─── SUPPLIED DATA ───
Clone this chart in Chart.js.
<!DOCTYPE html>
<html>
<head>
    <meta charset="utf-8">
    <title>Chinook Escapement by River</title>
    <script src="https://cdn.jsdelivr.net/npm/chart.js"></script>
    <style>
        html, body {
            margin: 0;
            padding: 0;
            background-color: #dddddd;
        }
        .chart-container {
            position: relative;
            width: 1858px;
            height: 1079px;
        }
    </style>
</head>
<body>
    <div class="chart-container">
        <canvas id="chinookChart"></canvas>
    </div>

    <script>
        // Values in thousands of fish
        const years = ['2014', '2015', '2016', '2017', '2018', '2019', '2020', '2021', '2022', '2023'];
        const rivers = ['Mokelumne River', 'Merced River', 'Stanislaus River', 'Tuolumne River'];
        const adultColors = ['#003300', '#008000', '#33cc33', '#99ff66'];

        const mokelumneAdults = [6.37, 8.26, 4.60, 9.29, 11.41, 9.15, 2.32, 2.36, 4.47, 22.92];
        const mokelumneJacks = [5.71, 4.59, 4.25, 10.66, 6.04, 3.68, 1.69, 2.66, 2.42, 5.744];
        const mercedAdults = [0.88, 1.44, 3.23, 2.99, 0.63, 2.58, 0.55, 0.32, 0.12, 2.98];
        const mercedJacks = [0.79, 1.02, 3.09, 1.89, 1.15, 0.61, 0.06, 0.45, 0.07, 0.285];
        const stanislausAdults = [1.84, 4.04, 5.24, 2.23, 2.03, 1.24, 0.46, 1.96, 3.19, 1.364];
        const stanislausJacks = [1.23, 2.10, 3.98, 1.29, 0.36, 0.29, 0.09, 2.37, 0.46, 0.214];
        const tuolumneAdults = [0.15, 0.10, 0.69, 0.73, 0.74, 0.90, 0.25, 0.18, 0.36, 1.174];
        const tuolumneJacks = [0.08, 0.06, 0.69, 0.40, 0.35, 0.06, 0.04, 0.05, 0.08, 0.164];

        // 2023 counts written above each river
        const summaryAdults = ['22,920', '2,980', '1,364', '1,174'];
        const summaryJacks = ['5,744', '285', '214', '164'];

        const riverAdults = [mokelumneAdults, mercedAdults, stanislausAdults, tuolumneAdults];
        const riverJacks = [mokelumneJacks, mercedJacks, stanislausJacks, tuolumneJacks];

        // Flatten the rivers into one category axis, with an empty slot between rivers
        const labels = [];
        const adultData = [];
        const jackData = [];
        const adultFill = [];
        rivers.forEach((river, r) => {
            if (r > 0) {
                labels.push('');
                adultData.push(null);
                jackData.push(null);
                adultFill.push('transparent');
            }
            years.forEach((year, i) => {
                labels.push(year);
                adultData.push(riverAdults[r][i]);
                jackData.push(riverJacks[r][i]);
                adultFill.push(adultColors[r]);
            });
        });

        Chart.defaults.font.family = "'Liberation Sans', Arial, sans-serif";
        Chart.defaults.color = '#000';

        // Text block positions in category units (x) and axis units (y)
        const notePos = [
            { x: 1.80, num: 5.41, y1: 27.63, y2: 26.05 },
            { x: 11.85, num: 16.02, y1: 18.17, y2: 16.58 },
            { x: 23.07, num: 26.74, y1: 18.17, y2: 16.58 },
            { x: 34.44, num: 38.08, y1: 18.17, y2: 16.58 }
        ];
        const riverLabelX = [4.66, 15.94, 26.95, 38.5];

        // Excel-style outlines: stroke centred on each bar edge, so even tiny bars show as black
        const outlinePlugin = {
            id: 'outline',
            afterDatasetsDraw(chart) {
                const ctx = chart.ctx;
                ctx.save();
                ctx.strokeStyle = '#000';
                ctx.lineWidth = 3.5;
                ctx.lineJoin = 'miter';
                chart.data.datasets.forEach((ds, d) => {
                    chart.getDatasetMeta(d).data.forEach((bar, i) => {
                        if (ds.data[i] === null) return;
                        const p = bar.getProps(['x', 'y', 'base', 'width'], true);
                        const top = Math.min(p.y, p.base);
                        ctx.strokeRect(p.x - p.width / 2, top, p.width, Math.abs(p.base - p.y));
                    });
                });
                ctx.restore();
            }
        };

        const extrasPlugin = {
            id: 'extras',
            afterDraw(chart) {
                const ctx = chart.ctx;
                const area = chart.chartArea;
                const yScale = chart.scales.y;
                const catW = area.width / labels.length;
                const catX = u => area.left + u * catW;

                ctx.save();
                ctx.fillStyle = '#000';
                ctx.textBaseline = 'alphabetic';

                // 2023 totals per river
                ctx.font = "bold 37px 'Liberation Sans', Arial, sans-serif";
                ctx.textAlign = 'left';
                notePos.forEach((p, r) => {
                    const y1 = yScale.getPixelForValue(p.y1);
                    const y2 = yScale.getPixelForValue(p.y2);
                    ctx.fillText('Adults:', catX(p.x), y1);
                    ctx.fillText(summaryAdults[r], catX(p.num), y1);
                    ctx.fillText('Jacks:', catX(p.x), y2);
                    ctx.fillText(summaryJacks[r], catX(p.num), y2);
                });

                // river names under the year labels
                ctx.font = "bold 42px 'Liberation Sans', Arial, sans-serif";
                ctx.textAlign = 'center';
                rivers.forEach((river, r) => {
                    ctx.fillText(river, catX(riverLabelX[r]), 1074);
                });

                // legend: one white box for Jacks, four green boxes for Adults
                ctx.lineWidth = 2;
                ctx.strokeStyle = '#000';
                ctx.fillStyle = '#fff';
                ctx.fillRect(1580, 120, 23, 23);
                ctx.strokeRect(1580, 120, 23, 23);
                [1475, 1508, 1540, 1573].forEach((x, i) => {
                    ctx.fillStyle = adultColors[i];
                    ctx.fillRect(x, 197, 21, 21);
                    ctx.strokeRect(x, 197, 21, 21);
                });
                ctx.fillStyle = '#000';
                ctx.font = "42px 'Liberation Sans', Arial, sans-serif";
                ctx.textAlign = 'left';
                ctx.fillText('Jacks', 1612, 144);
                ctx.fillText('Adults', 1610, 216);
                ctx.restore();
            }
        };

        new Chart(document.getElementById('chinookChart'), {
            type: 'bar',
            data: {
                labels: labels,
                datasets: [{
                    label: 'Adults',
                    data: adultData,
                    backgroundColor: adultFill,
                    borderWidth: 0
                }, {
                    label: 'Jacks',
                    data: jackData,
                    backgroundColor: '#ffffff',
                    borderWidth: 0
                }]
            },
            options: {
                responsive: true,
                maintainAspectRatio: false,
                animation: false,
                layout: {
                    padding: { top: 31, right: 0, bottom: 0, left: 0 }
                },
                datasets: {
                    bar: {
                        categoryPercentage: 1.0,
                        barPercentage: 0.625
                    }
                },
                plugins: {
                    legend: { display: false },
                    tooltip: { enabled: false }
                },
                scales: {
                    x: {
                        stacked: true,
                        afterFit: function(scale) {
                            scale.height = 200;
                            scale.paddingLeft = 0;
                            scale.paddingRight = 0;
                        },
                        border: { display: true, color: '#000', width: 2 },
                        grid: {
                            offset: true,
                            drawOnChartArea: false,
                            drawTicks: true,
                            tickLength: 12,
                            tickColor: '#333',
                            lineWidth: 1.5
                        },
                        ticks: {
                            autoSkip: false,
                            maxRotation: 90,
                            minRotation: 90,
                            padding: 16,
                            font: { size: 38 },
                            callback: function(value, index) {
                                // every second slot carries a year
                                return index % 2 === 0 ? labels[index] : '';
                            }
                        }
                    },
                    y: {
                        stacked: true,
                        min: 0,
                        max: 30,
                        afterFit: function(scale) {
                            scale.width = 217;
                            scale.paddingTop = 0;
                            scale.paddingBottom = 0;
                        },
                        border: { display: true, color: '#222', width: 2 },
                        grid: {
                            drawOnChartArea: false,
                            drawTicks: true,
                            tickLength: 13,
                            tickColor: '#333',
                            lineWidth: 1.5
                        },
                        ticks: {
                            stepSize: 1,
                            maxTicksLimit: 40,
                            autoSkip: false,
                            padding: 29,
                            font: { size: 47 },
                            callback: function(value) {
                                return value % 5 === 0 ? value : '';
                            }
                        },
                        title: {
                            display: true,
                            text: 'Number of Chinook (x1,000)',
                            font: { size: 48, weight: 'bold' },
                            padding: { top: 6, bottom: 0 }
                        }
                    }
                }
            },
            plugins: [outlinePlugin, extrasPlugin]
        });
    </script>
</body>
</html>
───
─── SUPPLIED DATA ───
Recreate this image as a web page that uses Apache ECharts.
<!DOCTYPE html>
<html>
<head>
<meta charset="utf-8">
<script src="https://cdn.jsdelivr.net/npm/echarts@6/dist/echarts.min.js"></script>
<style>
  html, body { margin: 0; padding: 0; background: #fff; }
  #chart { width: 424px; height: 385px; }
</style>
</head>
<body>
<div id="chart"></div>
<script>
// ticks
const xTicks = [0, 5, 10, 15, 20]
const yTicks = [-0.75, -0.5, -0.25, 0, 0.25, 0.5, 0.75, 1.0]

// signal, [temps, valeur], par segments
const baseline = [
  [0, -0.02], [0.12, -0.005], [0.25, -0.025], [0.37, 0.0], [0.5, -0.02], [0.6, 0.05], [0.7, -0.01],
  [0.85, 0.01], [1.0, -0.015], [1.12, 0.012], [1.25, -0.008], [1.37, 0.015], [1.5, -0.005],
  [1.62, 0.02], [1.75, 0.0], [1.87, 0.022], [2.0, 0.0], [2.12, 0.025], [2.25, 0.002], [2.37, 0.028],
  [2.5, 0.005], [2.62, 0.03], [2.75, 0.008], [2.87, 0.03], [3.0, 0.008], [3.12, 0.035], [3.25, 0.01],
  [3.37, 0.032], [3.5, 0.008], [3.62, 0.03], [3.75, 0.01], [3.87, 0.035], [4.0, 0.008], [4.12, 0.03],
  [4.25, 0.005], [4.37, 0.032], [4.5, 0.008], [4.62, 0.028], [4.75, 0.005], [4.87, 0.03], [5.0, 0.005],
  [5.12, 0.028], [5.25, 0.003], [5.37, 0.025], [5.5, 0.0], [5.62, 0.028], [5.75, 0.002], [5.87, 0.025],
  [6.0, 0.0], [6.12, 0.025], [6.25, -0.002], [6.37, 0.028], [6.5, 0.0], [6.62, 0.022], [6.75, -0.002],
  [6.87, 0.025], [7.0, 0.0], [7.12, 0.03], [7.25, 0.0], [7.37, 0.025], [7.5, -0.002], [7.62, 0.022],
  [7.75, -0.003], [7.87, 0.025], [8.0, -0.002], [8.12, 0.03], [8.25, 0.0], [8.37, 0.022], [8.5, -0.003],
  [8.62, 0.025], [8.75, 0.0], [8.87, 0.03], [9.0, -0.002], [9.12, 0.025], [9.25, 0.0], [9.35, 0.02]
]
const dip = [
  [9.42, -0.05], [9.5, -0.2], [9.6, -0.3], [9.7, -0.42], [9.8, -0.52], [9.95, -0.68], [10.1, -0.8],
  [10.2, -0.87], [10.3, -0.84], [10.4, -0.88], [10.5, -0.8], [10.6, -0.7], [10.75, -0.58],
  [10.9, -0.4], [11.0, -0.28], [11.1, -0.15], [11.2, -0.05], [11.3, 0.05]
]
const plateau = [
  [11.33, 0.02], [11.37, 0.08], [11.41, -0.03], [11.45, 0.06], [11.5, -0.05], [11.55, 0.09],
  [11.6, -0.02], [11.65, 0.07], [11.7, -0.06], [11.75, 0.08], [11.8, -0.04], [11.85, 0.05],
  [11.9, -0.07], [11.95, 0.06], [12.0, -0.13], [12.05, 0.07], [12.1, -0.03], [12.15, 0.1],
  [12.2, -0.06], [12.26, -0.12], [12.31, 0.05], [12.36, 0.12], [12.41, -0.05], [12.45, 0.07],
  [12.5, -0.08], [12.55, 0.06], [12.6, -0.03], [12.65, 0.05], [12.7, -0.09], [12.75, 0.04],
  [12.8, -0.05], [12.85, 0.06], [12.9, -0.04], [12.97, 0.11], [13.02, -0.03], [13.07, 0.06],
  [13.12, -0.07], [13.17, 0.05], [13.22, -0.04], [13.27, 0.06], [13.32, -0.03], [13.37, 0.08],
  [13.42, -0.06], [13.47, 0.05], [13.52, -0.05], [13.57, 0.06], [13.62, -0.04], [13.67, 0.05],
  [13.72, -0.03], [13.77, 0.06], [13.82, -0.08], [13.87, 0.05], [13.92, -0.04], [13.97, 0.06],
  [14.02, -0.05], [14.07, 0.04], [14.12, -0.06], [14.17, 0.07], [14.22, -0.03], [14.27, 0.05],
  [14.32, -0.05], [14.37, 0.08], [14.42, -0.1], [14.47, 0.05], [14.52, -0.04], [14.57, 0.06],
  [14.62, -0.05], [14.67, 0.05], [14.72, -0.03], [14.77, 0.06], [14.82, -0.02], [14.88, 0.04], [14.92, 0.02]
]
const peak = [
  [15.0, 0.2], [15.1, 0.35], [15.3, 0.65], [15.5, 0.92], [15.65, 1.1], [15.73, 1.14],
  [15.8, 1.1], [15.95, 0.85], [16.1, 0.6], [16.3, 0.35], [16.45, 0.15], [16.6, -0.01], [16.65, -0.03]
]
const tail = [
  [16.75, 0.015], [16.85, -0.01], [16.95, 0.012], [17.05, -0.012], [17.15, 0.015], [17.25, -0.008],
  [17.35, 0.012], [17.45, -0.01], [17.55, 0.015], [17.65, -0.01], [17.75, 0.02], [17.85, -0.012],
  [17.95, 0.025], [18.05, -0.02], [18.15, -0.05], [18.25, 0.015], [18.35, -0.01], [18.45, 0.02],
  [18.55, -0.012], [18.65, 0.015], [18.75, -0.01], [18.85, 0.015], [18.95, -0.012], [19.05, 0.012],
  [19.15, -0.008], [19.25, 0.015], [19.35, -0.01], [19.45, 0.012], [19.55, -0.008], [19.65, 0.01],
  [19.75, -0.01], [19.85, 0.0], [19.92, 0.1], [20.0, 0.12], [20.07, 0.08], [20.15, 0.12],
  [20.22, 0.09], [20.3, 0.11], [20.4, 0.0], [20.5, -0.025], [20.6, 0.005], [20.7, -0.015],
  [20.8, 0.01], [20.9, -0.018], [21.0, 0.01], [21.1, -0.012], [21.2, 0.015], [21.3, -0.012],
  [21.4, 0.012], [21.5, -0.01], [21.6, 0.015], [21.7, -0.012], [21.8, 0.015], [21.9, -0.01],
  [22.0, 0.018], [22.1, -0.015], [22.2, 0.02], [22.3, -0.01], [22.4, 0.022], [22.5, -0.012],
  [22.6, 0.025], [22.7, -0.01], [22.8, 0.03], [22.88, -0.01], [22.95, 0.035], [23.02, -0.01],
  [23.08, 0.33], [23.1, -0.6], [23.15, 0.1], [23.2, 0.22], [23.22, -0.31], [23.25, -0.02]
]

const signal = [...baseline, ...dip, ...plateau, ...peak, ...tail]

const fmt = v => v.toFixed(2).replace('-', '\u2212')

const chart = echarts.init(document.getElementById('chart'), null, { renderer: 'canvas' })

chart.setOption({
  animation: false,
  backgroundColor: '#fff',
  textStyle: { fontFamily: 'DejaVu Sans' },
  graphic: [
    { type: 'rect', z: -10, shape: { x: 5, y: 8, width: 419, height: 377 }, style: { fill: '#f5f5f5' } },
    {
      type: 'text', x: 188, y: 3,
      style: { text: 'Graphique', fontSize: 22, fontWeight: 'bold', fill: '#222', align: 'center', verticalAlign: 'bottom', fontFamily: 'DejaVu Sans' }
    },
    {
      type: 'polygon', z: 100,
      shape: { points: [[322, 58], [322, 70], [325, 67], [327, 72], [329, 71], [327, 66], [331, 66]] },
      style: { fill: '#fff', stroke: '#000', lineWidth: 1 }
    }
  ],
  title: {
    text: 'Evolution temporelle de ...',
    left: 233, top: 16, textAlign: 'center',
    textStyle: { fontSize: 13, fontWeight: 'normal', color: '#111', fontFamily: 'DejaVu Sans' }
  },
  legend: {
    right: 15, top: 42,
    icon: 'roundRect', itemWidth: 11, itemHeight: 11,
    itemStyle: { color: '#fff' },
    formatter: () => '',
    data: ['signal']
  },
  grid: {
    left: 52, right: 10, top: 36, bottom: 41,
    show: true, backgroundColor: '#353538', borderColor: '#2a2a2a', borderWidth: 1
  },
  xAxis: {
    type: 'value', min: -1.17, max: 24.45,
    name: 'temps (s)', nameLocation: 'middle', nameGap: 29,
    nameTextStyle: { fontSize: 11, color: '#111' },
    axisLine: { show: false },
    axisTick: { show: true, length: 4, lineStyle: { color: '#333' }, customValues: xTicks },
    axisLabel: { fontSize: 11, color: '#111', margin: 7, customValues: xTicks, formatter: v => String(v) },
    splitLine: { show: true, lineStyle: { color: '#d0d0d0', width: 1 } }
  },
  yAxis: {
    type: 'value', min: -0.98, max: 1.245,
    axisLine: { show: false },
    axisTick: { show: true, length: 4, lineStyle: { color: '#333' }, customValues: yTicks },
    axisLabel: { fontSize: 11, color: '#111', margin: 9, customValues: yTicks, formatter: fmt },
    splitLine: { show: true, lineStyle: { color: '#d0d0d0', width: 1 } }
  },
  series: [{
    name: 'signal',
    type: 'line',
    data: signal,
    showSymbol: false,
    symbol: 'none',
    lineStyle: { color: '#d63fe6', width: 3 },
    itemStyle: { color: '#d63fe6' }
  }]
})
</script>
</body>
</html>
───
Nothing but the lines from the line that contains "Recreate this image" through the line that contains "const yTicks = [-0.75, -0.5, -0.25, 0, 0.25, 0.5, 0.75, 1.0]" should be given again, each exactly as it stands, both ends included.

Recreate this image as a web page that uses Apache ECharts.
<!DOCTYPE html>
<html>
<head>
<meta charset="utf-8">
<script src="https://cdn.jsdelivr.net/npm/echarts@6/dist/echarts.min.js"></script>
<style>
  html, body { margin: 0; padding: 0; background: #fff; }
  #chart { width: 424px; height: 385px; }
</style>
</head>
<body>
<div id="chart"></div>
<script>
// ticks
const xTicks = [0, 5, 10, 15, 20]
const yTicks = [-0.75, -0.5, -0.25, 0, 0.25, 0.5, 0.75, 1.0]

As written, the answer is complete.